Although vaes have been extensively studied for image modeling and generation, there is surprisingly little work applying vaes to recommender systems. We find that two adjustments are essential to getting state-of-the-art results with vaes on this task:
• First, we use a multinomial likelihood for the data distribution. We show that this simple choice realizes models that outperform the more commonly used Gaussian and logistic likelihoods.
• Second, we reinterpret and adjust the standard vae objective, which we argue is over-regularized. We draw connections between the learning algorithm resulting from our proposed regularization and the information-bottleneck principle and maximum-entropy discrimination.
The result is a recipe that makes vaes practical solutions to this important problem. Empirically, our methods significantly outperform state-of-the-art baselines on several real-world datasets, including two recently proposed neural-network approaches.”
“The multinomial likelihood is less well studied in the context of latent-factor models such as matrix factorization and autoencoders. A notable exception is the collaborative competitive filtering (CCF) model [53] and its successors, which take advantage of more fine-grained information about what options were presented to which users. (If such information is available, it can also be incorporated into our vae-based approach.) We believe the multinomial distribution is well suited to modeling click data.

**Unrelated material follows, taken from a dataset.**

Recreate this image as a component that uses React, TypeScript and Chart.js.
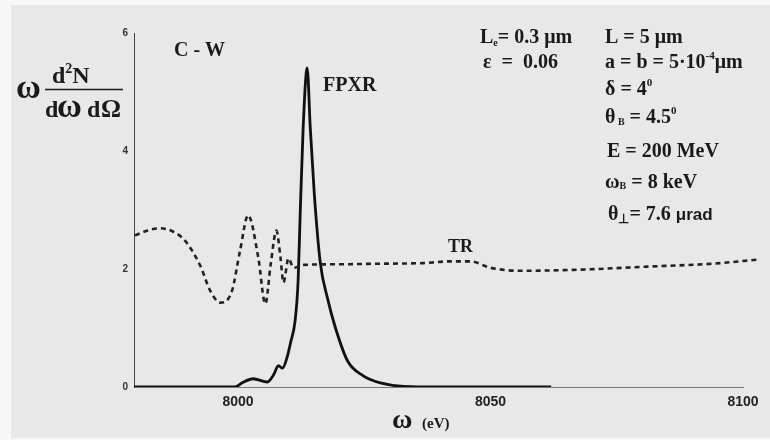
import React, { useEffect, useRef } from "react";
import { Chart, registerables } from "chart.js";

Chart.register(...registerables);

// ---- data ----
const xTickValues = [8000, 8050, 8100];
const yTickValues = [0, 2, 4, 6];

const trX = [7979.6, 7982, 7984.5, 7987, 7989.5, 7992.5, 7994.5, 7996.5, 7998.8, 8000.4, 8002, 8004, 8005.4, 8006.5, 8007.6, 8008.4, 8009, 8010, 8011, 8013, 8020, 8028, 8036.7, 8042, 8046, 8050, 8056, 8068, 8081, 8094, 8103];
const trY = [2.57, 2.65, 2.69, 2.64, 2.48, 2.06, 1.63, 1.43, 1.63, 2.31, 2.91, 2.2, 1.41, 2.1, 2.65, 2.2, 1.77, 2.18, 2.02, 2.07, 2.08, 2.09, 2.1, 2.13, 2.13, 2.02, 1.97, 1.99, 2.04, 2.09, 2.16];

const fpxrX = [7979.4, 7990, 7999.4, 8001, 8003, 8005.8, 8007, 8008, 8008.8, 8009.8, 8010.4, 8011.3, 8011.9, 8012.3, 8012.9, 8013.7, 8014.3, 8015.1, 8016.3, 8017.7, 8019.3, 8021.7, 8024.8, 8028.2, 8032.8, 8040, 8062];
const fpxrY = [0, 0, 0, 0.08, 0.14, 0.085, 0.2, 0.36, 0.32, 0.53, 0.75, 1.12, 1.8, 2.9, 4.4, 5.41, 4.4, 3.28, 2.1, 1.51, 1.0, 0.44, 0.19, 0.07, 0.01, 0, 0];

const SERIF = "'Liberation Serif', 'Times New Roman', serif";
const SANS = "'Liberation Sans', Arial, sans-serif";

type Part = { t: string; size: number; dy?: number; family?: string };

function drawRich(ctx: CanvasRenderingContext2D, x: number, y: number, parts: Part[]) {
  let cx = x;
  for (const p of parts) {
    ctx.font = `bold ${p.size}px ${p.family || SERIF}`;
    ctx.fillText(p.t, cx, y + (p.dy || 0));
    cx += ctx.measureText(p.t).width;
  }
}

const annotationPlugin = {
  id: "annotations",
  beforeDraw(chart: any) {
    const ctx = chart.ctx as CanvasRenderingContext2D;
    ctx.save();
    ctx.fillStyle = "#f7f7f7";
    ctx.fillRect(0, 0, chart.width, chart.height);
    ctx.fillStyle = "#e8e8e8";
    ctx.fillRect(11, 5, chart.width - 11, chart.height - 7);
    ctx.restore();
  },
  afterDraw(chart: any) {
    const ctx = chart.ctx as CanvasRenderingContext2D;
    ctx.save();
    ctx.fillStyle = "#1a1a1a";
    ctx.textBaseline = "alphabetic";
    ctx.textAlign = "left";

    // y-axis title: ω d²N / dωdΩ
    drawRich(ctx, 16, 98, [{ t: "ω", size: 34 }]);
    drawRich(ctx, 52, 83, [
      { t: "d", size: 24 },
      { t: "2", size: 14, dy: -10 },
      { t: "N", size: 24 },
    ]);
    ctx.strokeStyle = "#1a1a1a";
    ctx.lineWidth = 1.5;
    ctx.beginPath();
    ctx.moveTo(45, 89.5);
    ctx.lineTo(123, 89.5);
    ctx.stroke();
    drawRich(ctx, 45, 117, [{ t: "d", size: 24 }]);
    drawRich(ctx, 57, 117, [{ t: "ω", size: 34 }]);
    drawRich(ctx, 87, 117, [{ t: "d", size: 24 }]);
    drawRich(ctx, 101, 117, [{ t: "Ω", size: 25 }]);

    // x-axis title
    drawRich(ctx, 392, 428, [{ t: "ω", size: 28 }]);
    drawRich(ctx, 422, 428, [{ t: "(eV)", size: 15 }]);

    // labels
    drawRich(ctx, 174, 56, [{ t: "C - W", size: 20 }]);
    drawRich(ctx, 323, 91, [{ t: "FPXR", size: 20 }]);
    drawRich(ctx, 448, 252, [{ t: "TR", size: 18 }]);

    // parameters, left column
    drawRich(ctx, 480, 43, [
      { t: "L", size: 20 },
      { t: "e", size: 10, dy: 3 },
      { t: "= 0.3 μm", size: 20 },
    ]);
    drawRich(ctx, 483, 68, [{ t: "ε  =  0.06", size: 20 }]);

    // parameters, right column
    drawRich(ctx, 605, 43, [{ t: "L = 5 μm", size: 20 }]);
    drawRich(ctx, 605, 68, [
      { t: "a = b = 5·10", size: 20 },
      { t: "-4", size: 11, dy: -9 },
      { t: "μm", size: 20 },
    ]);
    drawRich(ctx, 605, 95, [
      { t: "δ = 4", size: 20 },
      { t: "0", size: 11, dy: -9 },
    ]);
    drawRich(ctx, 605, 123, [
      { t: "θ", size: 20 },
      { t: " B", size: 10, dy: 2 },
      { t: " = 4.5", size: 20 },
      { t: "0", size: 11, dy: -9 },
    ]);
    drawRich(ctx, 607, 157, [{ t: "E = 200 MeV", size: 20 }]);
    drawRich(ctx, 605, 188, [
      { t: "ω", size: 20 },
      { t: "B", size: 10, dy: 1 },
      { t: " = 8 keV", size: 20 },
    ]);
    drawRich(ctx, 608, 220, [
      { t: "θ", size: 20 },
      { t: "⊥", size: 13, dy: 3 },
      { t: "= 7.6 ", size: 20 },
      { t: "μrad", size: 17, family: SANS },
    ]);
    ctx.restore();
  },
};

export default function App() {
  const canvasRef = useRef<HTMLCanvasElement | null>(null);

  useEffect(() => {
    document.body.style.margin = "0";
    const canvas = canvasRef.current;
    if (!canvas) return;

    const chart = new Chart(canvas, {
      type: "line",
      data: {
        datasets: [
          {
            label: "TR",
            data: trX.map((x, i) => ({ x, y: trY[i] })),
            borderColor: "#222222",
            borderWidth: 2.6,
            borderDash: [5, 4],
            pointRadius: 0,
            fill: false,
            cubicInterpolationMode: "monotone",
            clip: false as any,
          },
          {
            label: "FPXR",
            data: fpxrX.map((x, i) => ({ x, y: fpxrY[i] })),
            borderColor: "#111111",
            borderWidth: 2.8,
            pointRadius: 0,
            fill: false,
            cubicInterpolationMode: "monotone",
          },
        ],
      },
      options: {
        responsive: false,
        maintainAspectRatio: false,
        animation: false,
        layout: { padding: { left: 0, right: 27, top: 33, bottom: 0 } },
        plugins: {
          legend: { display: false },
          tooltip: { enabled: false },
        },
        scales: {
          x: {
            type: "linear",
            min: 7979.4,
            max: 8100,
            grid: { display: false, drawTicks: false },
            border: { display: true, color: "#777777", width: 1 },
            ticks: {
              color: "#222222",
              font: { family: SANS, size: 14, weight: "bold" },
              padding: 7,
              maxRotation: 0,
              callback: (v: any) => String(v),
            },
            afterBuildTicks: (s: any) => {
              s.ticks = xTickValues.map((v) => ({ value: v }));
            },
            afterFit: (s: any) => {
              s.height = 53;
            },
          },
          y: {
            type: "linear",
            min: 0,
            max: 6,
            grid: { display: false, drawTicks: false },
            border: { display: true, color: "#444444", width: 1 },
            ticks: {
              color: "#333333",
              font: { family: SANS, size: 10, weight: "bold" },
              padding: 6,
              callback: (v: any) => String(v),
            },
            afterBuildTicks: (s: any) => {
              s.ticks = yTickValues.map((v) => ({ value: v }));
            },
            afterFit: (s: any) => {
              s.width = 134;
            },
          },
        },
      } as any,
      plugins: [annotationPlugin],
    });

    return () => chart.destroy();
  }, []);

  return (
    <div style={{ width: 770, height: 440 }}>
      <canvas ref={canvasRef} width={770} height={440} />
    </div>
  );
}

The likelihood of the click matrix (Eq. 2) rewards the model for putting probability mass on the non-zero entries in xu . But the model has a limited budget of probability mass, since π(zu ) must sum to 1; the items must compete for this limited budget [53]. The model should therefore assign more probability mass to items that are more likely to be clicked. To the extent that it can, it will perform well under the top-N ranking loss that recommender systems are commonly evaluated on.”

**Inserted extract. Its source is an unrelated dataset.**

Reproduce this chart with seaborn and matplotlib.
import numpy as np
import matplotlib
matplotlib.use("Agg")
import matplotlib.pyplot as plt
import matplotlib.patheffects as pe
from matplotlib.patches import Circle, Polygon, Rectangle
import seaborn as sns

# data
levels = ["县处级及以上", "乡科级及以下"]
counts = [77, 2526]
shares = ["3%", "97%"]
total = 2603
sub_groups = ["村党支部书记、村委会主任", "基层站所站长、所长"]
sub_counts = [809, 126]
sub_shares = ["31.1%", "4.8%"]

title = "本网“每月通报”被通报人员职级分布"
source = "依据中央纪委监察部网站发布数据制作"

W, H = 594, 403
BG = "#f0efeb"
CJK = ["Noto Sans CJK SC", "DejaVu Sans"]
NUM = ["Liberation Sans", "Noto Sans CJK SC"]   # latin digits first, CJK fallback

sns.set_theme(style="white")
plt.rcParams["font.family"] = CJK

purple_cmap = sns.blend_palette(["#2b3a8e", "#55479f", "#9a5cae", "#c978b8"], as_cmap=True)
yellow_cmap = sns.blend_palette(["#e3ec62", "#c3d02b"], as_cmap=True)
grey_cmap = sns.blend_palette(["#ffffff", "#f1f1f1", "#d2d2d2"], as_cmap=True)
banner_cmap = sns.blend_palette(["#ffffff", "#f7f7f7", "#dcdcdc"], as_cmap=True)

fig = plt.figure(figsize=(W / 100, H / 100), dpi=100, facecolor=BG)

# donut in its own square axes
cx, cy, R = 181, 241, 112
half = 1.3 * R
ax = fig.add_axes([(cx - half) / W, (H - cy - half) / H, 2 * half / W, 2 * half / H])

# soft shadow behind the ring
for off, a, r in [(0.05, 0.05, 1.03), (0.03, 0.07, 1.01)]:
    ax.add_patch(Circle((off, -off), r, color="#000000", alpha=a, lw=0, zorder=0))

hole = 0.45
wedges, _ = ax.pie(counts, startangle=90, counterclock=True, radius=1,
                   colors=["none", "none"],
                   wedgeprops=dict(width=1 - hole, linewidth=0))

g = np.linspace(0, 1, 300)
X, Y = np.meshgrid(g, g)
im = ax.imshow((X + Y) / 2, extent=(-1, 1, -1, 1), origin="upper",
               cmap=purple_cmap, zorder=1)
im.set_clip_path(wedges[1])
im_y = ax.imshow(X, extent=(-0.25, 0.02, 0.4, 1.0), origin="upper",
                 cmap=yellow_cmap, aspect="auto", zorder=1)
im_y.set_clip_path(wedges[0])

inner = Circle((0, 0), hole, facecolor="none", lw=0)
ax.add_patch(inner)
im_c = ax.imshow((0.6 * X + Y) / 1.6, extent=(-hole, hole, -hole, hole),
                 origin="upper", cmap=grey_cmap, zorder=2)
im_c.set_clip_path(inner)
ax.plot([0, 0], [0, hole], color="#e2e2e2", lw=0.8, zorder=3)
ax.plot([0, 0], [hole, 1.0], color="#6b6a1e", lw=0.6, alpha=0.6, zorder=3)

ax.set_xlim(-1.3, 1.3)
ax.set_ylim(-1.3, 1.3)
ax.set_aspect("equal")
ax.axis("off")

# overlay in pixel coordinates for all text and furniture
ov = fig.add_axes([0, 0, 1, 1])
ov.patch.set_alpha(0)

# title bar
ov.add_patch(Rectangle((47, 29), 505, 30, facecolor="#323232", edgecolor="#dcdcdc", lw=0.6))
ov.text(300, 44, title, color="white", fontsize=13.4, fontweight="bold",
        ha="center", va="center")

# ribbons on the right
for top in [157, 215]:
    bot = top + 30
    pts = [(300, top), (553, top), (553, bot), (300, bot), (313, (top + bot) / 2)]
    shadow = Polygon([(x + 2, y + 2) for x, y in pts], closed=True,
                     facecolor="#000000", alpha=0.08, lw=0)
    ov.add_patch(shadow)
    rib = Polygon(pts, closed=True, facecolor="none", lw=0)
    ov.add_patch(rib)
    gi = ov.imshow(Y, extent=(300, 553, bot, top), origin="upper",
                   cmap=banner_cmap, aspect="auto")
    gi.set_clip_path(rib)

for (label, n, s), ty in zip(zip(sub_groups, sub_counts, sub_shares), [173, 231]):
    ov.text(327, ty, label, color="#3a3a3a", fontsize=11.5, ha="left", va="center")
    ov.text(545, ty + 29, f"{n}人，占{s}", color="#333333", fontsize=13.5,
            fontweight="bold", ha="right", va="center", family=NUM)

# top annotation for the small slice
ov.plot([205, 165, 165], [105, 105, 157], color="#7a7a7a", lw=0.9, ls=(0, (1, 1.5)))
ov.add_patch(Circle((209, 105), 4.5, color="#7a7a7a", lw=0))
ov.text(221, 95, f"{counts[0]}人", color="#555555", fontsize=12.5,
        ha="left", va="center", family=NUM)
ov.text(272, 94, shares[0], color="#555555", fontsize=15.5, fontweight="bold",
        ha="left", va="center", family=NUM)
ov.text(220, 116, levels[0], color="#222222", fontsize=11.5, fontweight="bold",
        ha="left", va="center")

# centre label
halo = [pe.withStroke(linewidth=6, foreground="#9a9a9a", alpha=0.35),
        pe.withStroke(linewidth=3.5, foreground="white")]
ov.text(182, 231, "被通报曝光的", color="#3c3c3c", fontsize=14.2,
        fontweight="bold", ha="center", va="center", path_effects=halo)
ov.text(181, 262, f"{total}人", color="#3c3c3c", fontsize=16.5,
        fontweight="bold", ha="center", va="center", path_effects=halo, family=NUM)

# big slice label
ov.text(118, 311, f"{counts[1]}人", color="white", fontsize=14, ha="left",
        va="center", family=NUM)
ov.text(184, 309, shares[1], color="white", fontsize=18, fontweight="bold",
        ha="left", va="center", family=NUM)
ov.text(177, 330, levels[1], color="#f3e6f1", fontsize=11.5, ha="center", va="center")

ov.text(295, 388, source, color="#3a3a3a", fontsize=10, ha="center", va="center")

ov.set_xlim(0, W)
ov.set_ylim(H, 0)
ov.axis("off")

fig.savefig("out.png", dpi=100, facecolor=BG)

“Neural networks for collaborative filtering. Early work on neural-network-based collaborative filtering models focus on explicit feedback data and evaluates on the task of rating predictions [11, 39, 41, 54]. The importance of implicit feedback has been gradually recognized, and consequently most recent research, such as this work, has focused on it. The two papers that are most closely related to our approaches are collaborative denoising autoencoder [51] and neural collaborative filtering [14].

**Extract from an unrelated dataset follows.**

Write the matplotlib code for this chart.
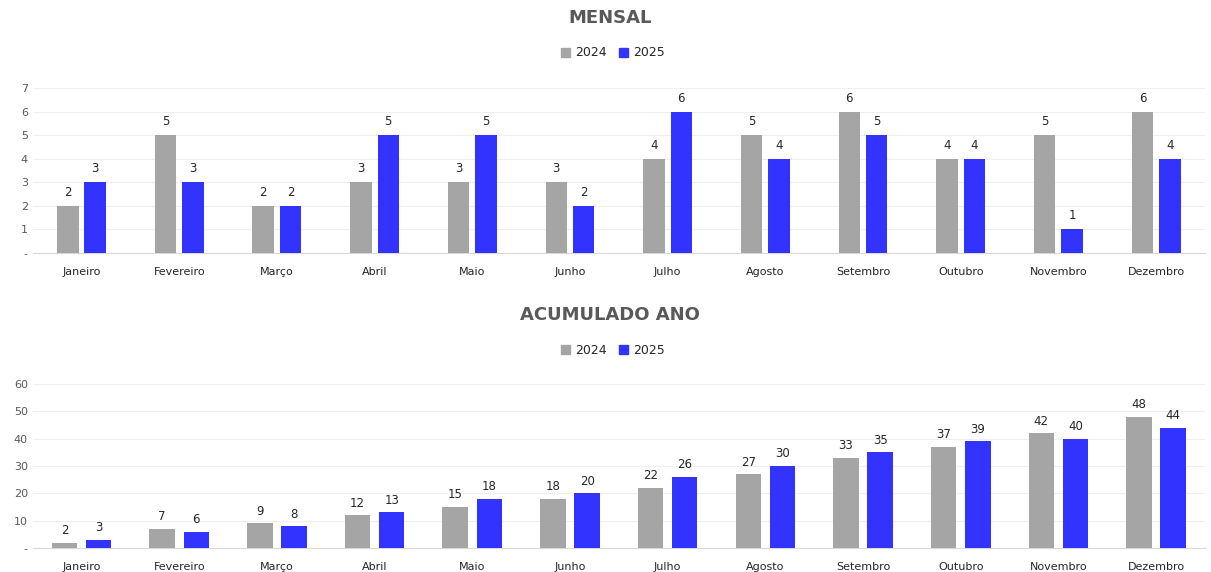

Collaborative denoising autoencoder (cdae) [51] augments the standard denoising autoencoder, described in Section 2.3, by adding a per-user latent factor to the input. The number of parameters of the cdae model grows linearly with both the number of users as well as the number of items, making it more prone to overfitting. In contrast, the number of parameters in the vae grows linearly with the number of items. The cdae also requires additional optimization to obtain the latent factor for unseen users to make prediction. In the paper, the authors investigate the Gaussian and logistic likelihood loss functions — as we show, the multinomial likelihood is significantly more robust for use in recommender systems. Neural collaborative filtering (ncf) [14] explore a model with non-linear interactions between the user and item latent factors rather than the commonly used dot product. The authors demonstrate improvements of ncf over standard baselines on two small datasets. Similar to cdae, the number of parameters of ncf also grows linearly with both the number of users as well as items. We find that this becomes problematic for much larger datasets. We compare with both cdae and ncf in Section 4.”